Theo Dorgan, review of A Hundred Doors by Michael Longley, in The Irish Times (19 March 2011)

Details: Theo Dorgan, ‘Giving thanks for small things’, review of A Hundred Doors by Michael Longley, in The Irish Times (19 March 2011). Source: The Irish Times online; accessed 02.07.2011.

The title of Michael Longley’s new book comes from the island of Paros. Helena, mother of Constantine, had a wooden church built there, and two centuries later Justinian the Great had the church rebuilt, commissioning Isidorus, one of the two architects of Hagia Sophia, to undertake the work. Isidorus farmed out the work to his apprentice, Ignatius, but was smitten with jealousy, legend has it, when he arrived to see the magnificent dome that crowned the great church. Enraged, he pushed the apprentice off the roof; Ignatius, grasping him by the ankle as he fell, took Isidorus with him. The island wisdom is that the church has 100 doors, 99 of which are known; the 100th, they say, will be found only when Constantinople is Greek again.

The past, for Longley, has always been alive in the present, as the “Marble stumps aching through glass / for their pagan temple” are still present in Justinian’s great church. What is made, whether temple or story, has the ache to endure built into it, an impulse the poet identifies and assists when he can, enshrining a new perception in a frame of words, holding an old story up again into the light. Priam will not die, he means to say, nor Odysseus, nor the poet’s father, that always recurring figure, as long as the poet is obedient to his duty.

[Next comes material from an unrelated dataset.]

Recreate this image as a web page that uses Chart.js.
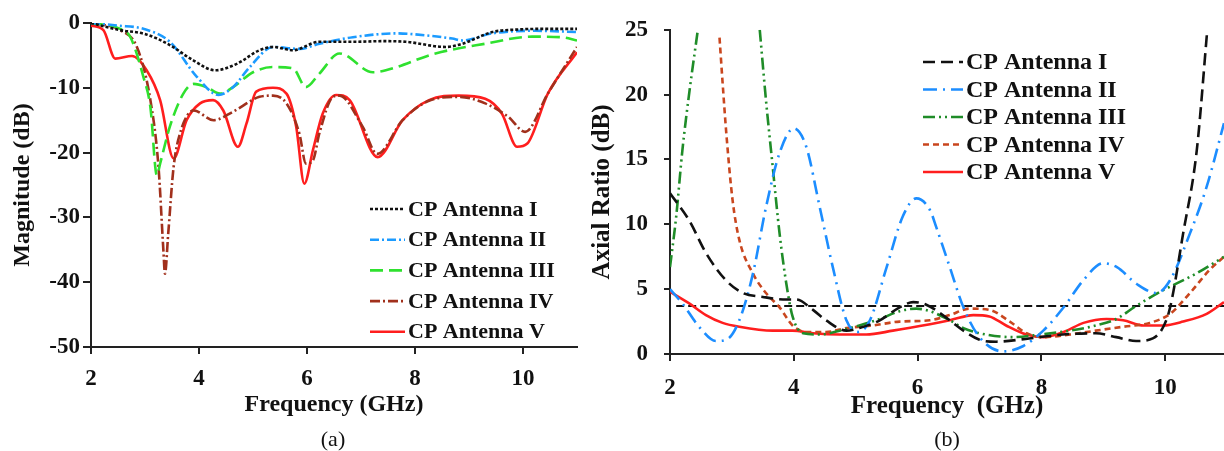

There are four green fields in the world, according to Michael Longley: the killing grounds of the first Word War, Belfast and its hinterlands, undying Greece and the botanist’s paradise of Carrigskeewaun, in Co Mayo. Tending his fields assiduously as he does, Longley moves like a figure in The Eclogues  from pasture to pasture, quiet, unassuming, attentive to small things but raising his head from time to time to look history square in the face. Easy to see him in the timeless light of enduring Greece, but where Yeats found artifice and God’s holy fire in the mosaics of Byzantine Ravenna, Longley prefers to find time and redemption in small things. Take the opening lines of the title poem:

God! I’m lighting candles again, still
The sentimental atheist, family
Names a kind of prayer or poem, my muse
Our Lady of a Hundred Doors

For Longley naming is indeed, literally, invocation, the impulse to prayer and the memorial more urgent and natural than the mind’s rejection of the idea of God. Speaking in poems is a ritual instinct as rooted and human as the tenderness of neighbours or, for that matter, the jealousy of architects.

Carefully, with a botanist’s precision and a cool eye, Longley, at intervals through this new book, names daughters, friends, grandchildren and neighbours, granting each a benediction, the gift of his attention, wishing them all well. This naming of generations, the living, the dead and the soon to be dead, paces the book, gives the collection its measured cadence. Strung out on this cadence, luminous moments on a long walk under a blue sky, there are the by now familiar praise poems for what is not human, for otter and hare, spindrift and sea lavender, vixen and wild thyme and bird’s-foot trefoil – all that endures in the wind and the light, coexistent with the human but indifferent to our pretensions at lordship, at mastery and owning. Forty years’ visiting Carrigskeewaun has taught him to let go, to let be. Fifty years making poems has taught him to forgive all that is human, to take his place in the long column from dark into dark – like Coleridge’s mariner, he has learned to bless, to count himself coincident with all that is born and passes.

In The Marriage of Heaven and Hell, where Blake enjoins us to “cleanse the doors of perception”, there are these lovely lines: “How do you know but ev’ry Bird that cuts the airy way, / Is an immense world of delight.” There is a measured elegiac air to Longley’s book that sometimes approaches the wistful, but the mortal soul’s inclination to sadness, to Weltschmerz, is pulled up time and again by a sense of gratitude for the world of delight, for life as pure gift. A sense of gratitude, perhaps above all else, for those who have shared the poet’s life. There are fine poems of friendship here (’The Signal Box at Dundalk’  for Terence Brown, ‘A Gust’  for Eddie Linden), fine-wrought elegies for some who are already among the shades (’The Poker’  in memory of Sam Thompson, ‘The Holly Bush’  in memory of Dorothy Molloy) and elegant and moving poems to children and grandchildren, those starred inheritors, but I found myself most moved by the shy love poems addressed to his wife. January  enshrines that love and is worth quoting in its entirety:

The townland is growing older too.
It makes sense to be here in the cold:
Fuchsia’s flowerless carmine, willow’s
Purple besom. We are lovers still.
Mistiness and half a moon provide
Our soul-arena, a tawny ring.

The hundredth door, it may be, is the door into the heart, a white gate through which passes all that is and was, and will be:

Imagine Mary O’Toole
And me coinciding and
Walking through the white gate
To all of the islands.

A luminous book, then, a creaturely work of blessing and acceptance, crafted and generous and sure.